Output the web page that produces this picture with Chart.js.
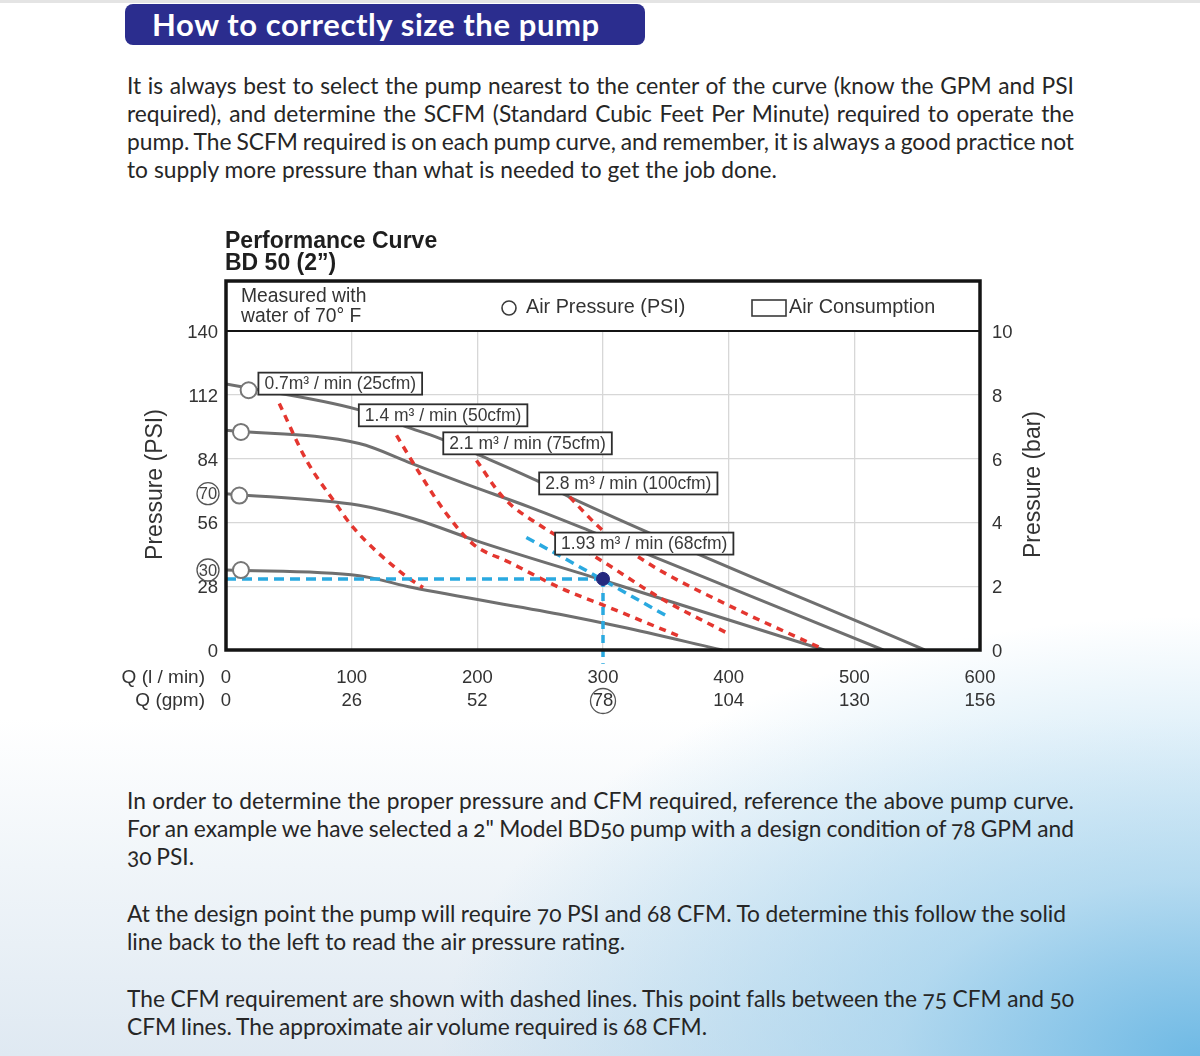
<!DOCTYPE html>
<html>
<head>
<meta charset="utf-8">
<script src="https://cdn.jsdelivr.net/npm/chart.js@4"></script>
<style>
html,body{margin:0;padding:0;}
body{width:1200px;height:1056px;position:relative;overflow:hidden;color:#262626;
  font-family:Lato,"Open Sans",sans-serif;
  background:
    radial-gradient(ellipse 760px 440px at 100% 100%, rgba(105,183,228,0.95) 0%, rgba(150,205,236,0.65) 40%, rgba(255,255,255,0) 100%),
    linear-gradient(to bottom, #ffffff 0%, #ffffff 68%, #f0f5f9 82%, #dfe9f2 100%);}
.topline{position:absolute;left:0;top:0;width:1200px;height:3px;background:#e4e4e4;}
.banner{position:absolute;left:125px;top:4px;width:520px;height:41px;background:#2b2d8e;border-radius:8px;}
.banner span{position:absolute;left:27px;top:0;line-height:40px;color:#fff;font-weight:bold;font-size:31px;letter-spacing:0.6px;font-family:Lato,sans-serif;}
.para{position:absolute;left:127px;font-size:21px;line-height:28px;font-feature-settings:"onum" 1;}
.para div{white-space:nowrap;height:28px;}
#wrap{position:absolute;left:0;top:220px;width:1200px;height:500px;}
</style>
</head>
<body>
<div class="topline"></div>
<div class="banner"><span>How to correctly size the pump</span></div>

<div class="para" style="top:72px">
  <div><span class="ln" data-w="947">It is always best to select the pump nearest to the center of the curve (know the GPM and PSI</span></div>
  <div><span class="ln" data-w="947">required), and determine the SCFM (Standard Cubic Feet Per Minute) required to operate the</span></div>
  <div><span class="ln" data-w="947">pump. The SCFM required is on each pump curve, and remember, it is always a good practice not</span></div>
  <div><span class="ln" data-w="650">to supply more pressure than what is needed to get the job done.</span></div>
</div>

<div id="wrap"><canvas id="c" width="1200" height="500"></canvas></div>

<div class="para" style="top:787px;line-height:28.5px">
  <div><span class="ln" data-w="947">In order to determine the proper pressure and CFM required, reference the above pump curve.</span></div>
  <div><span class="ln" data-w="947">For an example we have selected a 2" Model BD50 pump with a design condition of 78 GPM and</span></div>
  <div><span class="ln" data-w="67">30 PSI.</span></div>
</div>
<div class="para" style="top:900px">
  <div><span class="ln" data-w="939">At the design point the pump will require 70 PSI and 68 CFM. To determine this follow the solid</span></div>
  <div><span class="ln" data-w="498">line back to the left to read the air pressure rating.</span></div>
</div>
<div class="para" style="top:985px">
  <div><span class="ln" data-w="947">The CFM requirement are shown with dashed lines. This point falls between the 75 CFM and 50</span></div>
  <div><span class="ln" data-w="580">CFM lines. The approximate air volume required is 68 CFM.</span></div>
</div>

<script>
// ---------- axis data ----------
const flowLpm = [0, 100, 200, 300, 400, 500, 600];
const flowGpm = [0, 26, 52, 78, 104, 130, 156];
const psiTicks = [0, 28, 56, 84, 112, 140];
const barTicks = [0, 2, 4, 6, 8, 10];

// ---------- air pressure curves (Q l/min, P psi) ----------
const curveTopQ = [0, 105, 143.6, 170, 202, 247, 273.4, 556];
const curveTopP = [116.7, 105.5, 97.9, 92.9, 85.4, 74.4, 67.1, 0];
const curve2Q = [0, 106, 148, 190, 241.6, 289, 523];
const curve2P = [96.5, 90.6, 81.8, 73, 62.7, 52.4, 0];
const curve70Q = [0, 106, 150, 200, 300, 476];
const curve70P = [68.6, 63.5, 57.5, 47.8, 30.6, 0];
const curve30Q = [0, 106, 148.4, 265.5, 313.2, 395];
const curve30P = [35.1, 32.6, 27.4, 15.7, 10.3, 0];

// air pressure markers (circles)
const markerQ = [18, 11.9, 10.6, 11.9];
const markerP = [114.0, 95.7, 67.8, 35.1];

// ---------- air consumption lines ----------
const cfm25Q = [42.4, 64.1, 87.4, 101, 141, 156.8];
const cfm25P = [108.2, 83.2, 64.2, 53.9, 33.3, 27.4];
const cfm50Q = [135.7, 154.2, 175.4, 196.6, 225.8, 265.5, 305.2, 363.5];
const cfm50P = [94.2, 77.4, 59.8, 46.5, 38.4, 27.4, 18.6, 5.4];
const cfm75Q = [199.3, 220.4, 252.2, 294.7, 345, 400.6];
const cfm75P = [83.2, 67.1, 53.9, 40.6, 23.0, 6.9];
const cfm100Q = [273.4, 299.9, 337, 398, 472.8];
const cfm100P = [67.1, 52.4, 37.7, 20.1, 1.0];
const cfm68Q = [239, 268.1, 299.7, 353];
const cfm68P = [49.4, 40.6, 30.8, 14.2];

// design point
const designQ = 300;
const designP = 31.2;
const guideBelowP = -6;

// labels
const cfmLabels = ['0.7m³ / min (25cfm)', '1.4 m³ / min (50cfm)', '2.1 m³ / min (75cfm)', '2.8 m³ / min (100cfm)', '1.93 m³ / min (68cfm)'];
const cfmLabelQ = [25.8, 105.7, 172.9, 249.2, 261.9];
const cfmLabelP = [116.9, 103.0, 90.7, 73.1, 46.7];
const circledPsiLabels = ['70', '30'];
const circledPsiAt = [curve70P[0], curve30P[0]];

// ---------- text fitting for paragraphs ----------
(function fitText(){
  const spans = [...document.querySelectorAll('.ln')];
  let nat = 0, tgt = 0;
  spans.forEach(s => { nat += s.getBoundingClientRect().width; tgt += +s.dataset.w; });
  const fs = Math.max(18, Math.min(24, 21 * tgt / nat));
  document.querySelectorAll('.para').forEach(p => p.style.fontSize = fs + 'px');
  spans.forEach(s => {
    const w = s.getBoundingClientRect().width;
    const n = (s.textContent.match(/ /g) || []).length;
    if (n > 0) s.style.wordSpacing = ((+s.dataset.w - w) / n) + 'px';
  });
})();

// ---------- chart ----------
const pts = (q, p) => q.map((v, i) => ({x: v, y: p[i]}));
const GRAY = '#6f6f6f', RED = '#e4362f', BLUE = '#2aa9e0';
const FONT = 'Liberation Sans, Arial, sans-serif';

function curve(label, q, p, color, width, dash, extra) {
  return Object.assign({
    label, data: pts(q, p), borderColor: color, borderWidth: width, borderDash: dash || [],
    pointRadius: 0, pointHoverRadius: 0, fill: false, cubicInterpolationMode: 'monotone', borderCapStyle: 'butt'
  }, extra || {});
}

const decor = {
  id: 'decor',
  afterDatasetsDraw(chart) {
    const {ctx, scales: {x: xs, y: ys}} = chart;
    ctx.save();
    ctx.font = '17.5px ' + FONT;
    ctx.textBaseline = 'middle';
    ctx.textAlign = 'left';
    cfmLabels.forEach((t, i) => {
      const x = xs.getPixelForValue(cfmLabelQ[i]);
      const y = ys.getPixelForValue(cfmLabelP[i]);
      const w = ctx.measureText(t).width + 12, h = 22;
      ctx.fillStyle = '#fff';
      ctx.fillRect(x, y - h / 2, w, h);
      ctx.strokeStyle = '#2e2e2e';
      ctx.lineWidth = 1.8;
      ctx.strokeRect(x, y - h / 2, w, h);
      ctx.fillStyle = '#3a3a3a';
      ctx.fillText(t, x + 6, y + 1);
    });
    ctx.restore();
  },
  afterDraw(chart) {
    const {ctx, chartArea: a, scales: {x: xs, y: ys}} = chart;
    ctx.save();
    // frame + header band
    ctx.strokeStyle = '#141414';
    ctx.lineWidth = 3.5;
    ctx.strokeRect(a.left, a.top - 50, a.right - a.left, a.bottom - a.top + 50);
    ctx.lineWidth = 2;
    ctx.beginPath(); ctx.moveTo(a.left, a.top); ctx.lineTo(a.right, a.top); ctx.stroke();

    ctx.fillStyle = '#333';
    ctx.textBaseline = 'middle';
    ctx.textAlign = 'left';
    ctx.font = '19.3px ' + FONT;
    ctx.fillText('Measured with', a.left + 15, a.top - 34);
    ctx.fillText('water of 70° F', a.left + 15, a.top - 14);
    ctx.font = '19.8px ' + FONT;
    // legend: air pressure
    ctx.strokeStyle = '#3a3a3a'; ctx.lineWidth = 1.6;
    ctx.beginPath(); ctx.arc(a.left + 283, a.top - 23, 7, 0, Math.PI * 2); ctx.stroke();
    ctx.fillText('Air Pressure (PSI)', a.left + 300, a.top - 23);
    // legend: air consumption
    ctx.strokeRect(a.left + 526, a.top - 31, 34, 16);
    ctx.fillText('Air Consumption', a.left + 563, a.top - 23);

    // chart title
    ctx.fillStyle = '#1e1e1e';
    ctx.font = 'bold 23px ' + FONT;
    ctx.fillText('Performance Curve', a.left - 1, a.top - 89);
    ctx.fillText('BD 50 (2”)', a.left - 1, a.top - 67);

    // axis titles
    ctx.fillStyle = '#333';
    ctx.font = '23px ' + FONT;
    ctx.textAlign = 'center';
    const midY = (a.top + a.bottom) / 2 - 6;
    ctx.save(); ctx.translate(a.left - 70, midY); ctx.rotate(-Math.PI / 2); ctx.fillText('Pressure (PSI)', 0, 0); ctx.restore();
    ctx.save(); ctx.translate(a.right + 54, midY); ctx.rotate(-Math.PI / 2); ctx.fillText('Pressure (bar)', 0, 0); ctx.restore();

    // x row titles
    ctx.textAlign = 'right';
    ctx.font = '19px ' + FONT;
    ctx.fillText('Q (l / min)', a.left - 21, a.bottom + 28);
    ctx.fillText('Q (gpm)', a.left - 21, a.bottom + 51);

    // circled values
    ctx.strokeStyle = '#555'; ctx.lineWidth = 1.3;
    ctx.textAlign = 'center';
    ctx.font = '16.5px ' + FONT;
    circledPsiLabels.forEach((t, i) => {
      const y = ys.getPixelForValue(circledPsiAt[i]);
      const x = a.left - 18;
      ctx.fillStyle = '#fff';
      ctx.beginPath(); ctx.arc(x, y, 11, 0, Math.PI * 2); ctx.fill(); ctx.stroke();
      ctx.fillStyle = '#444';
      ctx.fillText(t, x, y + 1);
    });
    const gx = xs.getPixelForValue(designQ);
    ctx.beginPath(); ctx.arc(gx, a.bottom + 51, 12.5, 0, Math.PI * 2); ctx.stroke();
    ctx.restore();
  }
};

new Chart(document.getElementById('c'), {
  type: 'line',
  data: {
    datasets: [
      {label: 'Design point', data: [{x: designQ, y: designP}], showLine: false, pointRadius: 6.5,
       pointBackgroundColor: '#25297e', pointBorderColor: '#25297e', pointBorderWidth: 1},
      {label: 'Air Pressure (PSI)', data: pts(markerQ, markerP), showLine: false, pointRadius: 8,
       pointBackgroundColor: '#ffffff', pointBorderColor: '#767676', pointBorderWidth: 2},
      curve('68cfm', cfm68Q, cfm68P, BLUE, 3.5, [9, 6]),
      curve('guide h', [0, designQ], [designP, designP], BLUE, 3.5, [10, 6], {cubicInterpolationMode: 'default', tension: 0}),
      curve('guide v', [designQ, designQ], [designP, guideBelowP], BLUE, 3.5, [8, 6], {cubicInterpolationMode: 'default', tension: 0, clip: false}),
      curve('25cfm', cfm25Q, cfm25P, RED, 3.5, [7, 6]),
      curve('50cfm', cfm50Q, cfm50P, RED, 3.5, [7, 6]),
      curve('75cfm', cfm75Q, cfm75P, RED, 3.5, [7, 6]),
      curve('100cfm', cfm100Q, cfm100P, RED, 3.5, [7, 6]),
      curve('P top', curveTopQ, curveTopP, GRAY, 3),
      curve('P 2', curve2Q, curve2P, GRAY, 3),
      curve('P 70', curve70Q, curve70P, GRAY, 3),
      curve('P 30', curve30Q, curve30P, GRAY, 3)
    ]
  },
  options: {
    responsive: false,
    animation: false,
    layout: {padding: {top: 111, left: 0, right: 0, bottom: 0}},
    plugins: {legend: {display: false}, tooltip: {enabled: false}, title: {display: false}},
    scales: {
      x: {
        type: 'linear', position: 'bottom', min: 0, max: 600,
        afterBuildTicks: s => { s.ticks = flowLpm.map(v => ({value: v})); },
        afterFit: s => { s.height = 70; },
        grid: {color: '#d7d7d7', lineWidth: 1.3, drawTicks: false},
        border: {display: false},
        ticks: {
          padding: 16, autoSkip: false, maxRotation: 0, color: '#333',
          font: {family: FONT, size: 18.5, lineHeight: 1.25},
          callback: v => { const i = flowLpm.indexOf(v); return [String(v), String(flowGpm[i])]; }
        }
      },
      y: {
        type: 'linear', position: 'left', min: 0, max: 140,
        afterBuildTicks: s => { s.ticks = psiTicks.map(v => ({value: v})); },
        afterFit: s => { s.width = 226; },
        grid: {color: '#d7d7d7', lineWidth: 1.3, drawTicks: false},
        border: {display: false},
        ticks: {padding: 8, labelOffset: 2, color: '#333', font: {family: FONT, size: 18.5}}
      },
      yBar: {
        type: 'linear', position: 'right', min: 0, max: 10,
        afterBuildTicks: s => { s.ticks = barTicks.map(v => ({value: v})); },
        afterFit: s => { s.width = 220; },
        grid: {display: false, drawTicks: false},
        border: {display: false},
        ticks: {padding: 12, labelOffset: 2, color: '#333', font: {family: FONT, size: 18.5}}
      }
    }
  },
  plugins: [decor]
});
</script>
</body>
</html>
━━━━━━━━━━━━━━━━━━━━
## Work to complete
Your task is to reproduce exactly the lines from the start of the data above through the line containing "size the pump</span></div>", leaving every picture out.

## Final result
Output the web page that produces this picture with Chart.js.
<!DOCTYPE html>
<html>
<head>
<meta charset="utf-8">
<script src="https://cdn.jsdelivr.net/npm/chart.js@4"></script>
<style>
html,body{margin:0;padding:0;}
body{width:1200px;height:1056px;position:relative;overflow:hidden;color:#262626;
  font-family:Lato,"Open Sans",sans-serif;
  background:
    radial-gradient(ellipse 760px 440px at 100% 100%, rgba(105,183,228,0.95) 0%, rgba(150,205,236,0.65) 40%, rgba(255,255,255,0) 100%),
    linear-gradient(to bottom, #ffffff 0%, #ffffff 68%, #f0f5f9 82%, #dfe9f2 100%);}
.topline{position:absolute;left:0;top:0;width:1200px;height:3px;background:#e4e4e4;}
.banner{position:absolute;left:125px;top:4px;width:520px;height:41px;background:#2b2d8e;border-radius:8px;}
.banner span{position:absolute;left:27px;top:0;line-height:40px;color:#fff;font-weight:bold;font-size:31px;letter-spacing:0.6px;font-family:Lato,sans-serif;}
.para{position:absolute;left:127px;font-size:21px;line-height:28px;font-feature-settings:"onum" 1;}
.para div{white-space:nowrap;height:28px;}
#wrap{position:absolute;left:0;top:220px;width:1200px;height:500px;}
</style>
</head>
<body>
<div class="topline"></div>
<div class="banner"><span>How to correctly size the pump</span></div>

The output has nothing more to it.